Entries with chart source code:

>>>>>

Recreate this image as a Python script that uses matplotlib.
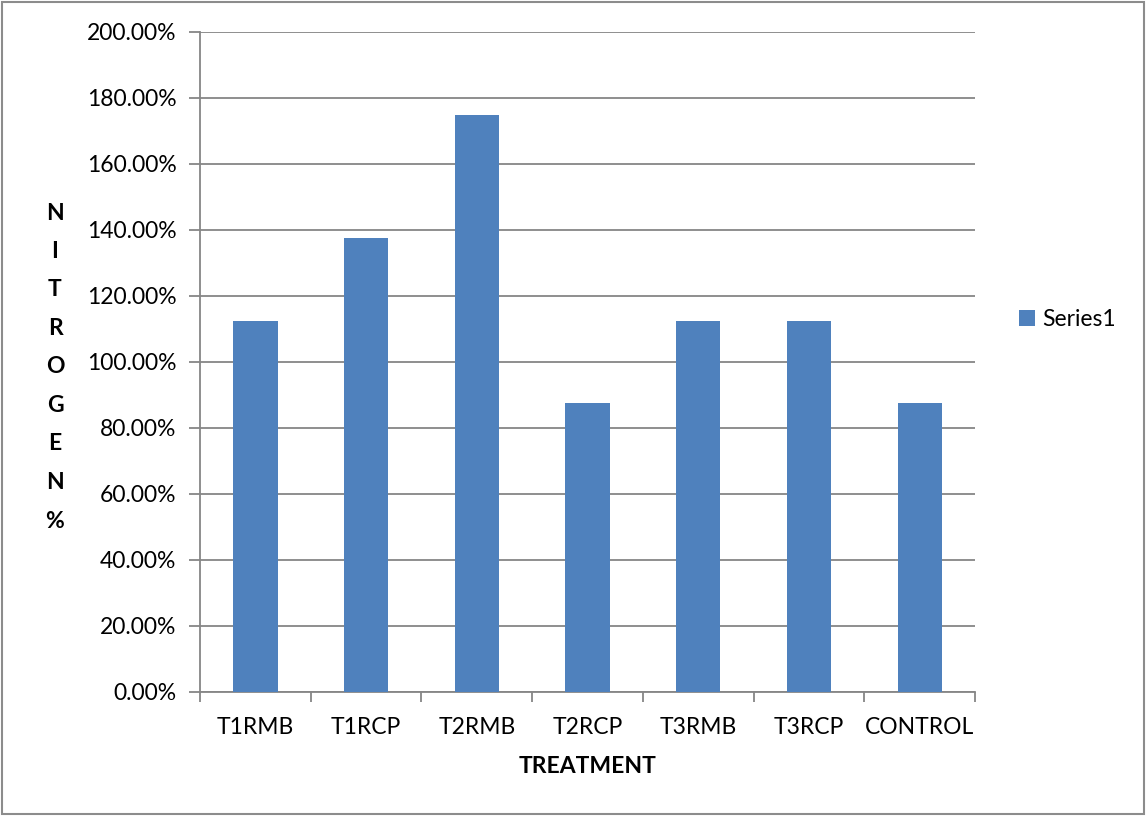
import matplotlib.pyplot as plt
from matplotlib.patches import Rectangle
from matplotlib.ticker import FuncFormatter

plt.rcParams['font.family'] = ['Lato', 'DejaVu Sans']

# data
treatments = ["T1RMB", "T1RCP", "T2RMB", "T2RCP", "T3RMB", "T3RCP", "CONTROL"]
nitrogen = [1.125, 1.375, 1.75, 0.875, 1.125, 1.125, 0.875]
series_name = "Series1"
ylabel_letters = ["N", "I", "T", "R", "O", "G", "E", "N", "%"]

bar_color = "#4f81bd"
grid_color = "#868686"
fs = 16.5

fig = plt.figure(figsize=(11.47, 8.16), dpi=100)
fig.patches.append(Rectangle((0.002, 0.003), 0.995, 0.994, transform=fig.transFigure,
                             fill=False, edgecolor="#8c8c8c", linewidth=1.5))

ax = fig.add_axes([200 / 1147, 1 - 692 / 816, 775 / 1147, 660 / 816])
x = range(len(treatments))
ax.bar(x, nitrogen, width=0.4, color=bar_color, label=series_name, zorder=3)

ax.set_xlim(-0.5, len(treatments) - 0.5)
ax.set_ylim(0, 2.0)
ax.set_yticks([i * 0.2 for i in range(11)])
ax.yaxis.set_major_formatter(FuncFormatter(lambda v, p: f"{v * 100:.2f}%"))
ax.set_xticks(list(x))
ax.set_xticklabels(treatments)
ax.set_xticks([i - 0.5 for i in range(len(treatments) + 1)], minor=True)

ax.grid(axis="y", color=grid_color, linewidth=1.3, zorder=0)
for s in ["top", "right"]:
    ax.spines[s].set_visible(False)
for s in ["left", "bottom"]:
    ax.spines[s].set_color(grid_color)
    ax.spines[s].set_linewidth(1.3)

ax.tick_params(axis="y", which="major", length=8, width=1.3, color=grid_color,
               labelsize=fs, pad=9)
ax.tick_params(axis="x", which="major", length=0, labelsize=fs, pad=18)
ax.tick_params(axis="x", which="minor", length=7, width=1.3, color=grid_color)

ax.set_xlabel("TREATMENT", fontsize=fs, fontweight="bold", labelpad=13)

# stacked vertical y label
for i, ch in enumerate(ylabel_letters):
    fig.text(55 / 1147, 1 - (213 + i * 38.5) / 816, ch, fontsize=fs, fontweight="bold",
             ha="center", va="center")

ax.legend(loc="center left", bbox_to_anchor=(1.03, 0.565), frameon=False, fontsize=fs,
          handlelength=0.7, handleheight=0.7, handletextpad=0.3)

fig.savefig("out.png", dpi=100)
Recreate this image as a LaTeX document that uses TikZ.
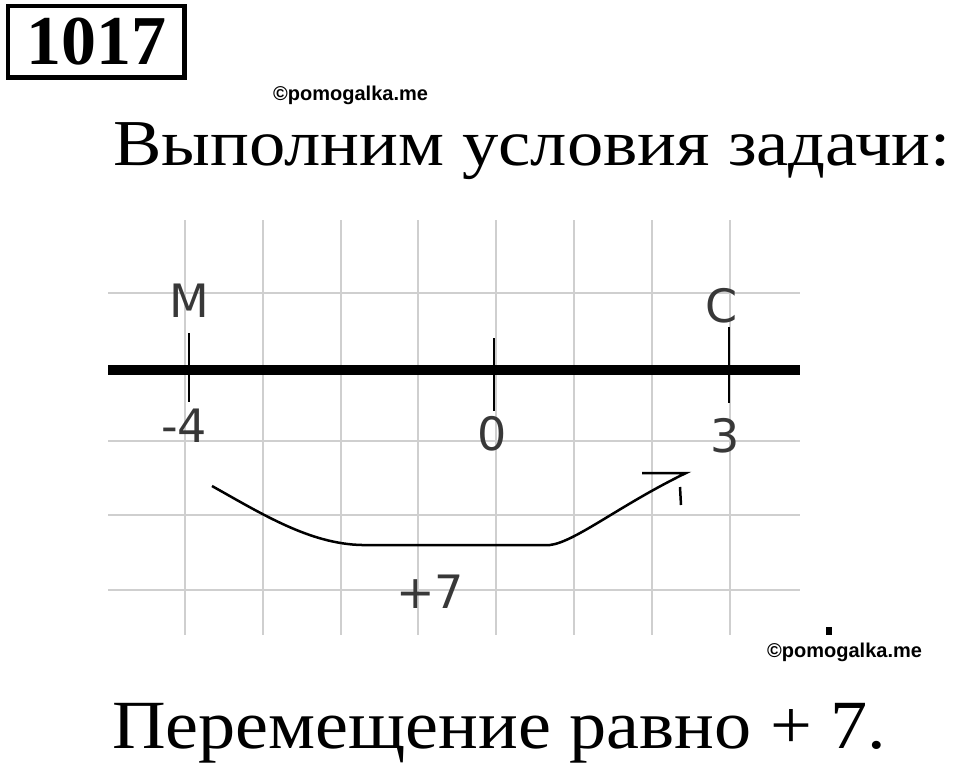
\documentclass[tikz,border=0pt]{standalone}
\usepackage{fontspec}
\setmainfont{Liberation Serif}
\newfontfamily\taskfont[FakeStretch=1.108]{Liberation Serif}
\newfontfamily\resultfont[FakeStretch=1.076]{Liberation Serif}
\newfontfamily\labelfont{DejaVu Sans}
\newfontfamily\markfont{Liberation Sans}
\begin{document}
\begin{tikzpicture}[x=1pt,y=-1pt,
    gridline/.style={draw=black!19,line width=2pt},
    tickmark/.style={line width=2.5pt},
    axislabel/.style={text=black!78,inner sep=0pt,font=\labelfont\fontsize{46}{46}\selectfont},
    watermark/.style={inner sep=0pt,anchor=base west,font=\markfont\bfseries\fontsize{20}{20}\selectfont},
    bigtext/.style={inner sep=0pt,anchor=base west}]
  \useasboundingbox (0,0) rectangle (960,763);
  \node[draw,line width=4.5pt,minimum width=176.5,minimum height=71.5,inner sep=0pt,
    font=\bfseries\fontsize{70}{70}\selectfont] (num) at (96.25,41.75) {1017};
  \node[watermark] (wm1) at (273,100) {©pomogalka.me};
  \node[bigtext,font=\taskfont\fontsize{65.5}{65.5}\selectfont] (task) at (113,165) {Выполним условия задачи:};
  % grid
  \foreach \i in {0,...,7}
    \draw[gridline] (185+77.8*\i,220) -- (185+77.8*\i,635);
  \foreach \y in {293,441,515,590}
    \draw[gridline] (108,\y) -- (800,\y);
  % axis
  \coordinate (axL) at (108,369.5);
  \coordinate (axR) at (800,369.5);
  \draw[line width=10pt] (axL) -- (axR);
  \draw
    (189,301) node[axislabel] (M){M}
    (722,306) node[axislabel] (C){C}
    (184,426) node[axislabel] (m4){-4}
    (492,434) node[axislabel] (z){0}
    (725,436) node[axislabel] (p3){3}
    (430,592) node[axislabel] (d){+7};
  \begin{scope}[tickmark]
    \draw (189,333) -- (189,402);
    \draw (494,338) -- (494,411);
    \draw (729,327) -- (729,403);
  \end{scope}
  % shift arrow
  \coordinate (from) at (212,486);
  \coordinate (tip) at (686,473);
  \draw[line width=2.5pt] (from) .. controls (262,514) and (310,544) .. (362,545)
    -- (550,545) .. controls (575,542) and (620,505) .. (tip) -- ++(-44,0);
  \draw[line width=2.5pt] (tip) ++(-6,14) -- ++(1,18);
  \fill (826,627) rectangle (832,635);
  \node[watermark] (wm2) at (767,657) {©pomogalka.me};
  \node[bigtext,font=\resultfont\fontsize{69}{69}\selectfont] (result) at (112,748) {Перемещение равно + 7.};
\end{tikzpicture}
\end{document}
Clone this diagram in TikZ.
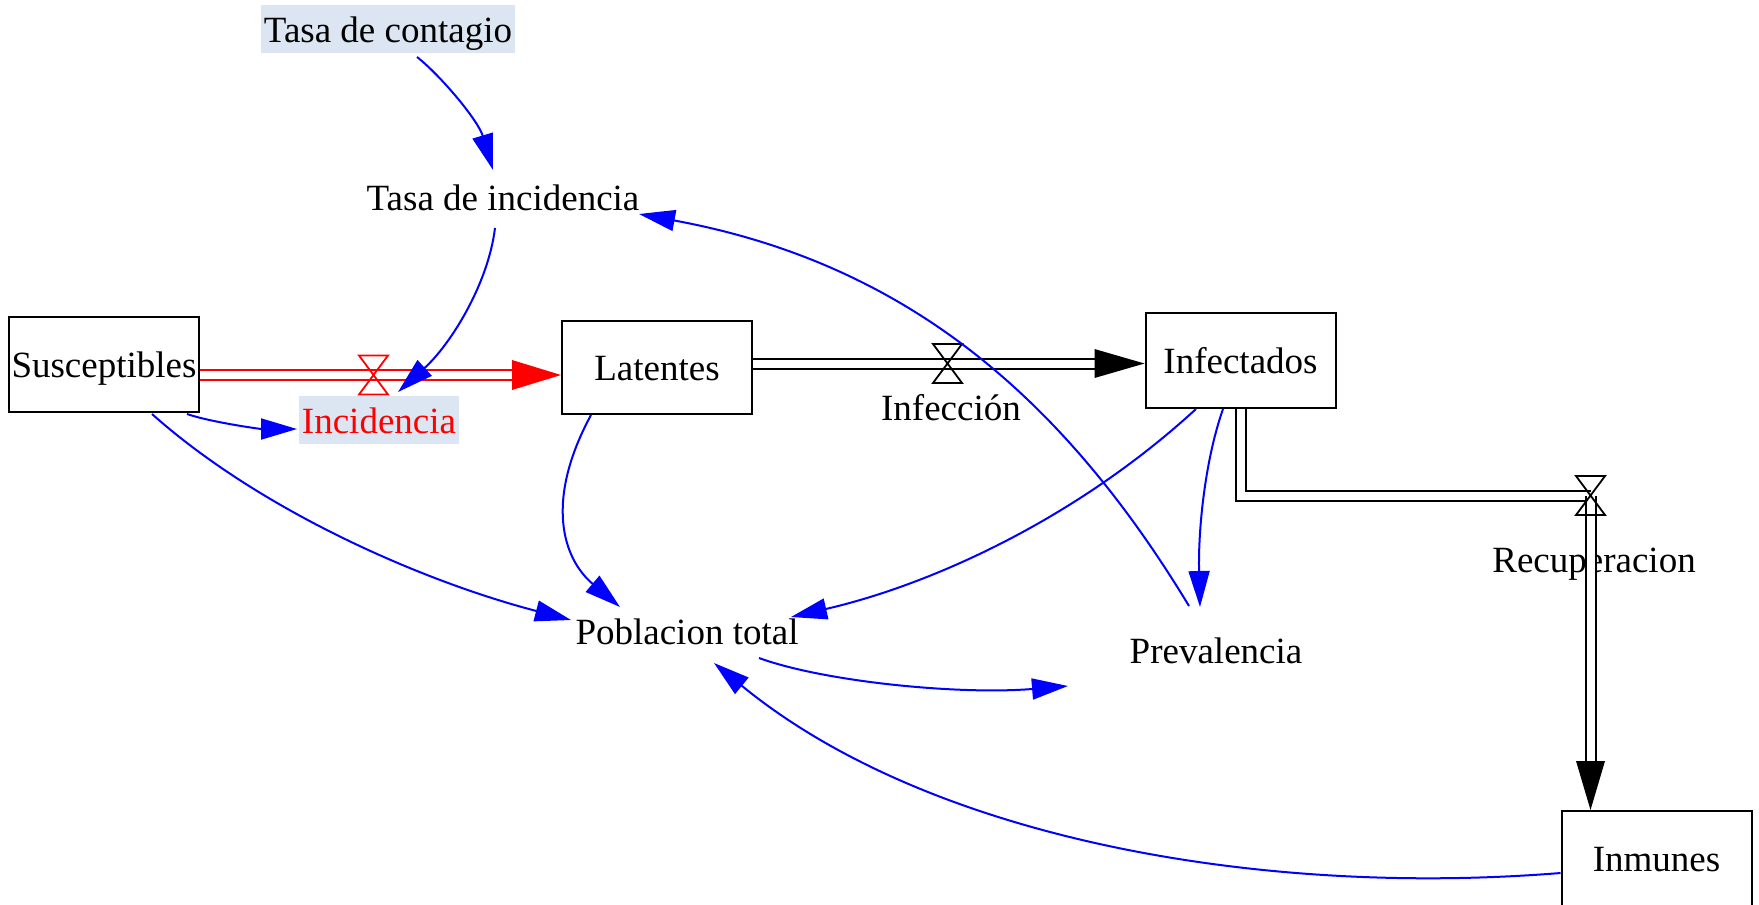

<<<<<

Repeat the listing above from its first line through the line that contains "plt.rcParams['font.family'] = ['Lato', 'DejaVu", both included, and nothing more. Drop the pictures.

**Exercise output:**
Recreate this image as a Python script that uses matplotlib.
import matplotlib.pyplot as plt
from matplotlib.patches import Rectangle
from matplotlib.ticker import FuncFormatter

plt.rcParams['font.family'] = ['Lato', 'DejaVu Sans']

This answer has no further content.